Au point de vue géochimique tous ces produits : les masses des métaux libres, comme le fer, le cuivre, l’étain ou le zinc, les masses d’acide carbonique, produits de la calcination de la chaux ou de la combustion du charbon de terre, les quantités énormes d’anhydride sulfureux ou de l’hydrogène sulfuré formés pendant les processus chimiques et métallurgiques et une quantité de plus en plus grande d’autres produits techniques ne se distinguent pas des minéraux.

Ils changent le cours éternel des cycles géochimiques.

Il est clair que ce n’est pas un fait accidentel, qu’il était préformé par toute l’évolution paléontologique. C’est un fait naturel comme les autres et nous y voyons un nouveau phénomène où la matière vivante agit en contradiction apparente avec le principe de Carnot [également et surtout connu comme le deuxième principe de la thermodynamique].

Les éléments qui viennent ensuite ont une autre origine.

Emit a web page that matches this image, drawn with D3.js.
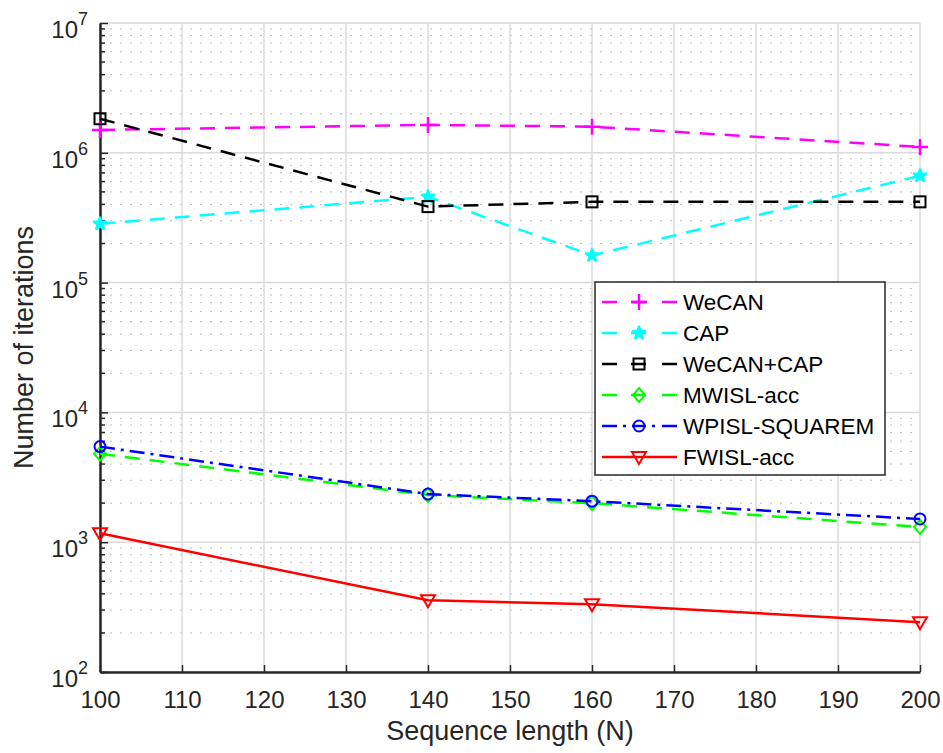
<!DOCTYPE html>
<html>
<head>
<meta charset="utf-8">
<script src="https://cdn.jsdelivr.net/npm/d3@7"></script>
<style>
  body { margin: 0; background: #fff; }
  text { font-family: "Liberation Sans", Arial, sans-serif; }
</style>
</head>
<body>
<div id="chart"></div>
<script>
// Iterations vs sequence length (log scale)

var lengths = [100, 140, 160, 200];
var xTicks = [100, 110, 120, 130, 140, 150, 160, 170, 180, 190, 200];
var yDecades = [2, 3, 4, 5, 6, 7];

var wecan = [1.50e6, 1.64e6, 1.59e6, 1.11e6];
var cap = [2.84e5, 4.58e5, 1.62e5, 6.65e5];
var wecanCap = [1.83e6, 3.85e5, 4.19e5, 4.19e5];
var mwislAcc = [4.8e3, 2.31e3, 2.0e3, 1.31e3];
var wpislSquarem = [5.45e3, 2.35e3, 2.07e3, 1.51e3];
var fwislAcc = [1.17e3, 357, 333, 242];

var seriesNames = ["WeCAN", "CAP", "WeCAN+CAP", "MWISL-acc", "WPISL-SQUAREM", "FWISL-acc"];

var width = 943;
var height = 753;
var margin = { left: 100, right: 23, top: 23, bottom: 81 };

var svg = d3.select("#chart")
            .append("svg")
            .attr("width", width)
            .attr("height", height);

var x = d3.scaleLinear()
          .domain([100, 200])
          .range([margin.left, width - margin.right]);

var y = d3.scaleLog()
          .domain([1e2, 1e7])
          .range([height - margin.bottom, margin.top]);

// minor values 2..9 x 10^k
var minorVals = [];
for (var k = 2; k < 7; k++) {
    for (var m = 2; m <= 9; m++) minorVals.push(m * Math.pow(10, k));
}

var grid = svg.append("g");

// minor horizontal grid (dotted)
grid.selectAll(".minor")
    .data(minorVals)
    .enter()
    .append("line")
    .attr("x1", x(100)).attr("x2", x(200))
    .attr("y1", function(d) { return y(d); })
    .attr("y2", function(d) { return y(d); })
    .attr("stroke", "#bdbdbd")
    .attr("stroke-width", 1)
    .attr("stroke-dasharray", "2,8");

// major grid
grid.selectAll(".majY")
    .data(yDecades)
    .enter()
    .append("line")
    .attr("x1", x(100)).attr("x2", x(200))
    .attr("y1", function(d) { return y(Math.pow(10, d)); })
    .attr("y2", function(d) { return y(Math.pow(10, d)); })
    .attr("stroke", "#dadada")
    .attr("stroke-width", 1.5);

grid.selectAll(".majX")
    .data(xTicks)
    .enter()
    .append("line")
    .attr("x1", function(d) { return x(d); })
    .attr("x2", function(d) { return x(d); })
    .attr("y1", y(1e2)).attr("y2", y(1e7))
    .attr("stroke", "#dadada")
    .attr("stroke-width", 1.5);

// axes
var xAxis = d3.axisBottom(x)
              .tickValues(xTicks)
              .tickSize(-7)
              .tickSizeOuter(0)
              .tickPadding(19);

var gx = svg.append("g")
            .attr("transform", "translate(0," + y(1e2) + ")")
            .call(xAxis);
gx.select(".domain").attr("stroke", "#262626").attr("stroke-width", 2.5);
gx.selectAll(".tick line").attr("stroke", "#262626").attr("stroke-width", 1.5);
gx.selectAll(".tick text")
  .attr("font-size", 24)
  .attr("fill", "#262626")
  .style("font-family", "Liberation Sans, Arial, sans-serif");

var yAxis = d3.axisLeft(y)
              .tickValues(yDecades.map(function(d) { return Math.pow(10, d); }))
              .tickSize(-8)
              .tickSizeOuter(0)
              .tickFormat("");

var gy = svg.append("g")
            .attr("transform", "translate(" + x(100) + ",0)")
            .call(yAxis);
gy.select(".domain").attr("stroke", "#262626").attr("stroke-width", 2.5);
gy.selectAll(".tick line").attr("stroke", "#262626").attr("stroke-width", 1.5);

// minor ticks on y
gy.selectAll(".minorTick")
  .data(minorVals)
  .enter()
  .append("line")
  .attr("x1", 0).attr("x2", 5)
  .attr("y1", function(d) { return y(d); })
  .attr("y2", function(d) { return y(d); })
  .attr("stroke", "#262626")
  .attr("stroke-width", 1.5);

// y tick labels as 10^k
var yLab = svg.append("g").selectAll("text")
              .data(yDecades)
              .enter()
              .append("text")
              .attr("x", x(100) - 12)
              .attr("y", function(d) { return y(Math.pow(10, d)) + 15; })
              .attr("text-anchor", "end")
              .attr("font-size", 24)
              .attr("fill", "#262626");
yLab.append("tspan").text("10");
yLab.append("tspan")
    .attr("dy", -13)
    .attr("font-size", 18)
    .text(function(d) { return d; });

// axis titles
svg.append("text")
   .attr("x", (x(100) + x(200)) / 2)
   .attr("y", 740)
   .attr("text-anchor", "middle")
   .attr("font-size", 27)
   .attr("fill", "#262626")
   .text("Sequence length (N)");

svg.append("text")
   .attr("transform", "translate(33," + ((y(1e2) + y(1e7)) / 2) + ") rotate(-90)")
   .attr("text-anchor", "middle")
   .attr("font-size", 27)
   .attr("fill", "#262626")
   .text("Number of iterations");

// series
var styles = [
    { values: wecan, color: "#ff00ff", dash: "15,10", marker: "plus" },
    { values: cap, color: "#00ffff", dash: "15,10", marker: "star" },
    { values: wecanCap, color: "#000000", dash: "15,10", marker: "square" },
    { values: mwislAcc, color: "#00ff00", dash: "15,10", marker: "diamond" },
    { values: wpislSquarem, color: "#0000ff", dash: "15,6,3,6", marker: "circle" },
    { values: fwislAcc, color: "#ff0000", dash: null, marker: "triangle" }
];

var line = d3.line()
             .x(function(d) { return x(d[0]); })
             .y(function(d) { return y(d[1]); });

function drawMarker(g, type, color, cx, cy) {
    if (type == "plus") {
        g.append("path")
         .attr("d", "M" + (cx - 8) + "," + cy + "H" + (cx + 8) + "M" + cx + "," + (cy - 8) + "V" + (cy + 8))
         .attr("stroke", color).attr("stroke-width", 2.5).attr("fill", "none");
    } else if (type == "star") {
        g.append("path")
         .attr("transform", "translate(" + cx + "," + cy + ")")
         .attr("d", d3.symbol().type(d3.symbolStar).size(45)())
         .attr("fill", color).attr("stroke", color).attr("stroke-width", 2.5)
         .attr("stroke-linejoin", "round");
    } else if (type == "square") {
        g.append("rect")
         .attr("x", cx - 5.5).attr("y", cy - 5.5)
         .attr("width", 11).attr("height", 11)
         .attr("fill", "none").attr("stroke", color).attr("stroke-width", 2);
    } else if (type == "diamond") {
        g.append("path")
         .attr("d", "M" + cx + "," + (cy - 7) + "L" + (cx + 6) + "," + cy + "L" + cx + "," + (cy + 7) + "L" + (cx - 6) + "," + cy + "Z")
         .attr("fill", "none").attr("stroke", color).attr("stroke-width", 2);
    } else if (type == "circle") {
        g.append("circle")
         .attr("cx", cx).attr("cy", cy).attr("r", 5.5)
         .attr("fill", "none").attr("stroke", color).attr("stroke-width", 2);
    } else if (type == "triangle") {
        g.append("path")
         .attr("d", "M" + (cx - 7) + "," + (cy - 5) + "L" + (cx + 7) + "," + (cy - 5) + "L" + cx + "," + (cy + 7) + "Z")
         .attr("fill", "none").attr("stroke", color).attr("stroke-width", 2);
    }
}

var plot = svg.append("g");

styles.forEach(function(s) {
    var pts = lengths.map(function(n, i) { return [n, s.values[i]]; });
    plot.append("path")
        .datum(pts)
        .attr("d", line)
        .attr("fill", "none")
        .attr("stroke", s.color)
        .attr("stroke-width", 2.5)
        .attr("stroke-dasharray", s.dash);
    pts.forEach(function(p) {
        drawMarker(plot, s.marker, s.color, x(p[0]), y(p[1]));
    });
});

// legend
var legend = svg.append("g").attr("transform", "translate(595,282)");

legend.append("rect")
      .attr("width", 290)
      .attr("height", 193)
      .attr("fill", "#fff")
      .attr("stroke", "#262626")
      .attr("stroke-width", 1.5);

styles.forEach(function(s, i) {
    var ly = 20 + i * 31;
    var lg = legend.append("g");
    var segs = [[7, 82]];
    if (s.dash == "15,10") segs = [[7, 22], [36, 51], [67, 82]];
    else if (s.dash) segs = [[7, 22], [28, 31], [37, 51], [57, 60], [67, 82]];
    segs.forEach(function(sg) {
        lg.append("line")
          .attr("x1", sg[0]).attr("x2", sg[1])
          .attr("y1", ly).attr("y2", ly)
          .attr("stroke", s.color).attr("stroke-width", 2.5);
    });
    drawMarker(lg, s.marker, s.color, 44, ly);
    lg.append("text")
      .attr("x", 88)
      .attr("y", ly + 8)
      .attr("font-size", 22.5)
      .attr("fill", "#000")
      .text(seriesNames[i]);
});
</script>
</body>
</html>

Où s’arrêtera ce processus, ce fait géologique tout nouveau ? Et s’arrêtera-t-il ? Les poètes et les philosophes nous donnent des réponses, qui souvent ne paraissent pas improbables et impossibles à l’homme de science.

L’étude géochimique démontre l’importance de ce processus et sa liaison intime avec tout le mécanisme chimique de l’écorce terrestre. Il est à l’état d’évolution dont l’effet final ne nous est pas encore dévoilé. »

Vladimir Vernadsky, La géochimie

Ce qui caractérise Vladimir Vernadsky, c’est que malgré son empirisme-critique, propre à la bourgeoisie, il a toujours été porté par la vigueur démocratique et a été pour cette raison d’un optimisme sans faille.

Les dernières lignes de La géochimie sont ainsi les suivantes :

« En jetant maintenant un coup d’œil sur les phénomènes étudiés dans ces leçons on peut, il me semble, tirer les conclusions générales suivantes :

Le mécanisme de l’écorce est réglé par les propriétés des atomes qui la forment et la composition chimique de l’écorce n’est pas accidentelle.

La grande masse de la matière y est en mouvement atomique incessant et forme des cycles fermés réversibles qui se renouvellent, toujours les mêmes. Ils se renouvellent à la surface par l’action de l’énergie du soleil, absorbée par la matière vivante, et dans les profondeurs par l’énergie atomique qu’émet la matière radioactive.

Ce mécanisme ne paraît pas être éternel. L’activité de l’humanité (et peut-être de toute la matière vivante) introduit à la surface terrestre des changements, dont les conséquences au cours des temps nous échappent. La matière radioactive se détruit dans des conditions où nous ne voyons pas la possibilité de la reconstitution des atomes transformés.

Cette représentation, comme toute représentation humaine, n’est qu’un faible reflet de l’immense grandeur du Cosmos, lequel nous apparaît partout et toujours comme l’Ordre de la Nature et non comme un produit d’un Hasard chaotique. »

Vladimir Vernadsky, La géochimie

La Nature possède un ordre et les événements historiques – géologiques, chimiques, biologiques – dans la biosphère, de la biosphère, ne doivent rien au hasard. Cela est formulé ainsi dans La biosphère :

« L’homme doué d’entendement et sachant diriger sa volonté peut atteindre de façon directe ou indirecte des régions inaccessibles à tous les autres organismes vivants.

Étant donné l’unité indissoluble de tous les êtres vivants qui saute aux yeux lorsqu’on embrasse la vie comme un phénomène planétaire, cette capacité de l’Homo sapiens ne peut être envisagée comme un phénomène accidentel. »

Vladimir Vernadsky, La biosphère

Vladimir Vernadsky est bien un titan ayant contribué au matérialisme dialectique.